I'd like to try composing a list of all possible pairs constructed from a single input list. Example:
val nums = List[Int](1, 2, 3, 4, 5) // Create an input list
val pairs = composePairs(nums) // Function I'd like to create
// pairs == List[Int, Int]((1, 1), (1, 2), (1, 3), (1, 4), (1, 5), (2, 1) ... etc)
I tried using zip on each element with the whole list, hoping that it would duplicate the one item across the whole. It didn't work (only matched the first possible pair). I'm not sure how to repeat an element (Haskell does it with cycle and take I believe), and I've had trouble following the documentation on Scala.

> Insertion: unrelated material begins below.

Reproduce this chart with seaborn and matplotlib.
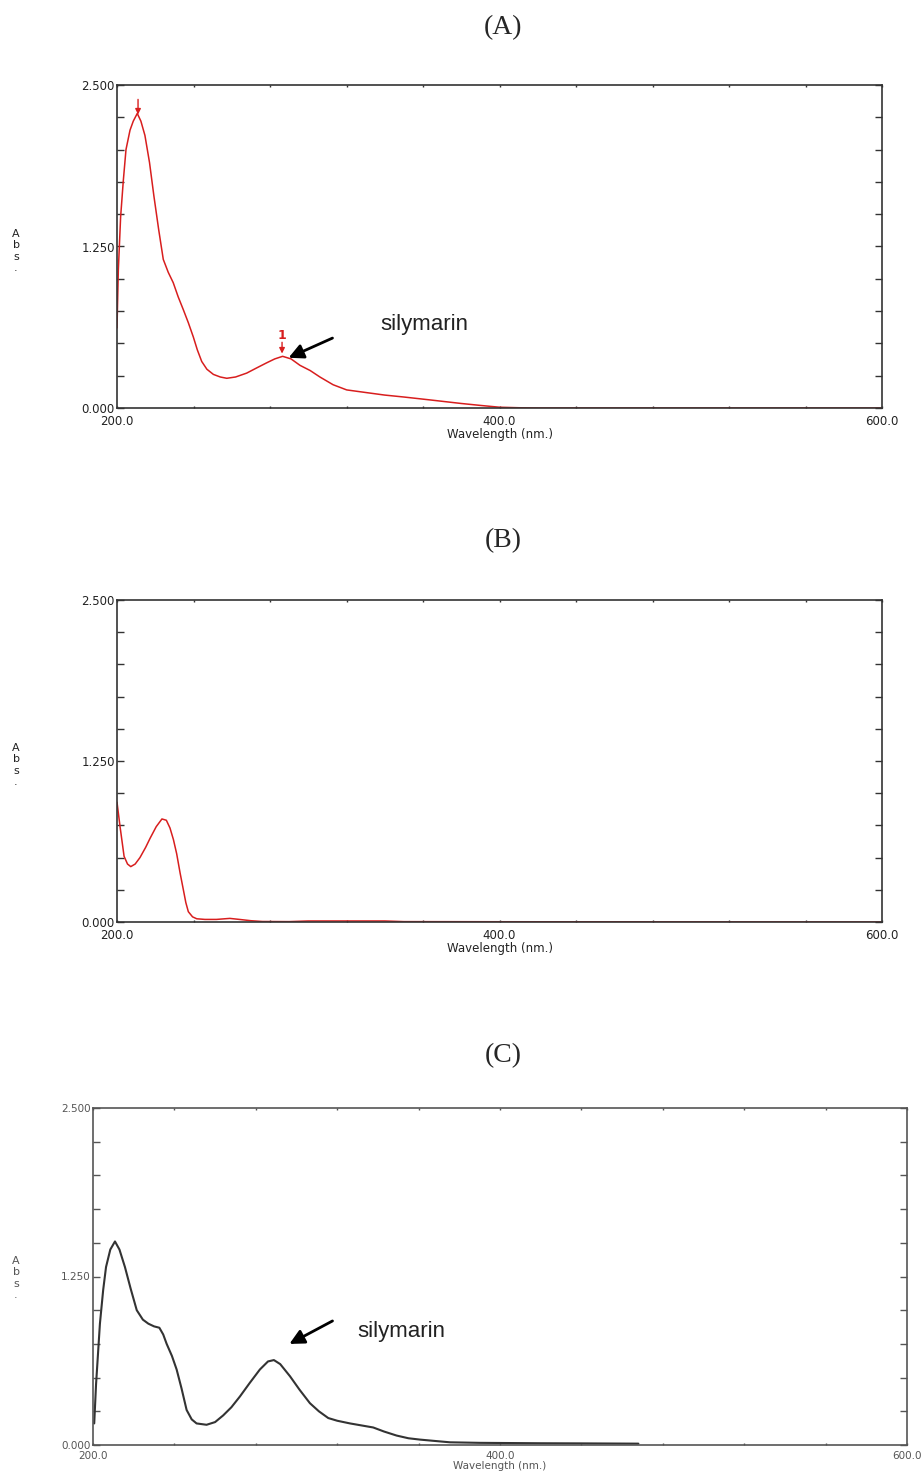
import numpy as np
import pandas as pd
import matplotlib
matplotlib.use("Agg")
import matplotlib.pyplot as plt
import seaborn as sns

# spectrum (A): silymarin standard, red trace
wl_a = [200.0, 200.7, 201.9, 203.3, 204.7, 206.8, 208.5, 210.6, 212.5, 214.6,
        217.0, 219.3, 221.8, 224.2, 226.8, 229.4, 232.0, 234.7, 237.3, 239.9,
        242.0, 244.3, 247.0, 250.4, 254.0, 257.4, 262.0, 267.8, 273.0, 278.3,
        282.5, 286.6, 291.0, 295.7, 301.0, 306.1, 313.0, 320.1, 330.0, 340.0,
        350.0, 364.0, 380.0, 390.0, 400.0, 410.0, 420.0, 600.0]
abs_a = [0.62, 1.07, 1.48, 1.76, 2.00, 2.15, 2.22, 2.28, 2.22, 2.11,
         1.90, 1.64, 1.38, 1.15, 1.05, 0.97, 0.86, 0.76, 0.66, 0.55,
         0.45, 0.36, 0.30, 0.26, 0.24, 0.23, 0.24, 0.27, 0.31, 0.35,
         0.38, 0.40, 0.38, 0.33, 0.29, 0.24, 0.18, 0.14, 0.12, 0.10,
         0.085, 0.062, 0.035, 0.02, 0.006, 0.002, 0.0, 0.0]

# spectrum (B): blank, red trace
wl_b = [200.0, 201.6, 203.7, 205.5, 207.2, 209.5, 212.0, 215.0, 217.3, 220.5,
        223.5, 225.8, 227.7, 229.5, 231.2, 233.0, 234.7, 236.0, 237.3, 239.5,
        241.7, 246.0, 252.0, 259.0, 264.0, 270.0, 276.0, 290.0, 300.0, 340.0,
        350.0, 400.0, 600.0]
abs_b = [0.93, 0.74, 0.51, 0.45, 0.43, 0.45, 0.50, 0.58, 0.65, 0.74,
         0.80, 0.79, 0.73, 0.64, 0.53, 0.38, 0.25, 0.15, 0.08, 0.04,
         0.025, 0.02, 0.02, 0.028, 0.02, 0.01, 0.004, 0.003, 0.008, 0.008,
         0.003, 0.002, 0.0]

# spectrum (C): sample, black trace
wl_c = [200.6, 201.5, 203.4, 205.0, 206.4, 208.5, 210.8, 213.0, 215.7, 218.5,
        221.5, 224.5, 227.2, 230.0, 232.6, 234.5, 236.2, 238.8, 241.1, 243.5,
        246.0, 248.5, 250.9, 255.8, 260.0, 264.0, 268.0, 272.2, 277.0, 282.0,
        286.0, 288.9, 292.0, 296.8, 301.5, 306.6, 311.0, 315.6, 320.0, 326.3,
        332.0, 337.7, 343.0, 349.2, 355.0, 360.7, 368.0, 375.4, 390.0, 400.0,
        420.0, 440.0, 468.0]
abs_c = [0.16, 0.45, 0.90, 1.15, 1.32, 1.45, 1.51, 1.45, 1.32, 1.16,
         1.00, 0.93, 0.90, 0.88, 0.87, 0.82, 0.75, 0.66, 0.56, 0.42,
         0.26, 0.19, 0.16, 0.15, 0.17, 0.22, 0.28, 0.36, 0.46, 0.56,
         0.62, 0.63, 0.60, 0.51, 0.41, 0.31, 0.25, 0.20, 0.18, 0.16,
         0.145, 0.13, 0.10, 0.07, 0.05, 0.04, 0.03, 0.02, 0.016, 0.015,
         0.013, 0.012, 0.01]

panel_titles = ["(A)", "(B)", "(C)"]
x_ticks = np.arange(200, 601, 40)
x_long = [280, 360, 440, 520]
y_ticks = np.arange(0, 2.51, 0.25)

sns.set_style("white")
plt.rcParams['font.family'] = ['DejaVu Sans']

W, H = 922, 1472
fig = plt.figure(figsize=(W / 100, H / 100), dpi=100)


def add_ax(left, top, right, bottom):
    return fig.add_axes([left / W, 1 - bottom / H, (right - left) / W, (bottom - top) / H])


def style_axes(ax, spine_col, txt_col, fs, xpad):
    ax.set_xlim(200, 600)
    ax.set_ylim(0, 2.5)
    ax.set_xticks(x_ticks)
    ax.set_xticklabels([f"{v:.1f}" if v in (200, 400, 600) else "" for v in x_ticks])
    ax.set_xticks(x_long, minor=True)
    ax.set_yticks(y_ticks)
    ax.set_yticklabels([f"{v:.3f}" if v in (0, 1.25, 2.5) else "" for v in y_ticks])
    ax.tick_params(axis='x', which='major', direction='in', length=1.5, width=1,
                   top=True, bottom=True, pad=xpad, labelsize=fs, labelcolor=txt_col,
                   color=spine_col)
    ax.tick_params(axis='x', which='minor', direction='in', length=3.5, width=1,
                   top=True, bottom=True, color=spine_col)
    ax.tick_params(axis='y', direction='in', length=5, width=1, left=True, right=True,
                   pad=1.5, labelsize=fs, labelcolor=txt_col, color=spine_col)
    for s in ax.spines.values():
        s.set_color(spine_col)
        s.set_linewidth(1.2)
    ax.set_xlabel("Wavelength (nm.)", fontsize=fs, color=txt_col, labelpad=0)
    ax.set_ylabel("")


# panel A
ax_a = add_ax(117, 85, 882, 408)
df_a = pd.DataFrame({"wl": wl_a, "abs": abs_a})
sns.lineplot(data=df_a, x="wl", y="abs", ax=ax_a, color="#d81e1e", lw=1.1, estimator=None)
style_axes(ax_a, "#333333", "#222222", 8.5, 5)
ax_a.annotate("", xy=(211.0, 2.25), xytext=(211.0, 2.41),
              arrowprops=dict(arrowstyle='-|>', color="#d81e1e", lw=1, mutation_scale=8))
ax_a.text(286.3, 0.56, "1", color="#d81e1e", fontsize=9, fontweight='bold', ha='center', va='center')
ax_a.annotate("", xy=(286.3, 0.40), xytext=(286.3, 0.53),
              arrowprops=dict(arrowstyle='-|>', color="#d81e1e", lw=1, mutation_scale=8))
ax_a.annotate("", xy=(288.4, 0.38), xytext=(314.0, 0.55),
              arrowprops=dict(arrowstyle='-|>', color="black", lw=2, mutation_scale=22))
ax_a.text(337.5, 0.65, "silymarin", fontsize=16, color="#222222", family="Liberation Sans",
          ha='left', va='center')

# panel B
ax_b = add_ax(117, 600, 882, 922)
df_b = pd.DataFrame({"wl": wl_b, "abs": abs_b})
sns.lineplot(data=df_b, x="wl", y="abs", ax=ax_b, color="#d81e1e", lw=1.1, estimator=None)
style_axes(ax_b, "#333333", "#222222", 8.5, 5)

# panel C
ax_c = add_ax(93, 1108, 907, 1445)
df_c = pd.DataFrame({"wl": wl_c, "abs": abs_c})
sns.lineplot(data=df_c, x="wl", y="abs", ax=ax_c, color="#333333", lw=1.5, estimator=None)
style_axes(ax_c, "#555555", "#555555", 7.5, 4)
ax_c.annotate("", xy=(295.3, 0.74), xytext=(318.9, 0.93),
              arrowprops=dict(arrowstyle='-|>', color="black", lw=2, mutation_scale=22))
ax_c.text(329.7, 0.84, "silymarin", fontsize=16, color="#222222", family="Liberation Sans",
          ha='left', va='center')

# stacked "Abs" labels and panel titles
for yc, col in [(251, "#222222"), (765, "#222222"), (1278, "#555555")]:
    fig.text(16 / W, 1 - yc / H, "A\nb\ns\n.", fontsize=8, color=col, ha='center',
             va='center', linespacing=1.15)
for t, yc in zip(panel_titles, [28, 541, 1056]):
    fig.text(503 / W, 1 - yc / H, t, fontsize=20, family="Liberation Serif",
             ha='center', va='center')

fig.savefig("out.png", dpi=100)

This leaves me thinking that there's probably a more concise, functional way to get the results I want. Does anybody have a good solution?
How about this:
val pairs = for(x <- nums; y <- nums) yield (x, y)
For those of you who don't want duplicates:
val uniquePairs = for {
(x, idxX) <- nums.zipWithIndex
(y, idxY) <- nums.zipWithIndex
if idxX < idxY
} yield (x, y)
val nums = List(1,2,3,4,5)
uniquePairs: List[(Int, Int)] = List((1, 2), (1, 3), (1, 4), (1, 5), (2, 3), (2, 4), (2, 5), (3, 4), (3, 5), (4, 5))
Here's another version using map and flatten
val pairs = nums.flatMap(x => nums.map(y => (x,y)))
List[(Int, Int)] = List((1,1), (1,2), (1,3), (1,4), (1,5), (2,1), (2,2), (2,3), (2,4), (2,5), (3,1), (3,2), (3,3), (3,4), (3,5), (4,1), (4,2), (4,3), (4,4), (4,5), (5,1), (5,2) (5,3), (5,4), (5,5))
This can then be easily wrapped into a composePairs function if you like:
def composePairs(nums: Seq[Int]) =
nums.flatMap(x => nums.map(y => (x,y)))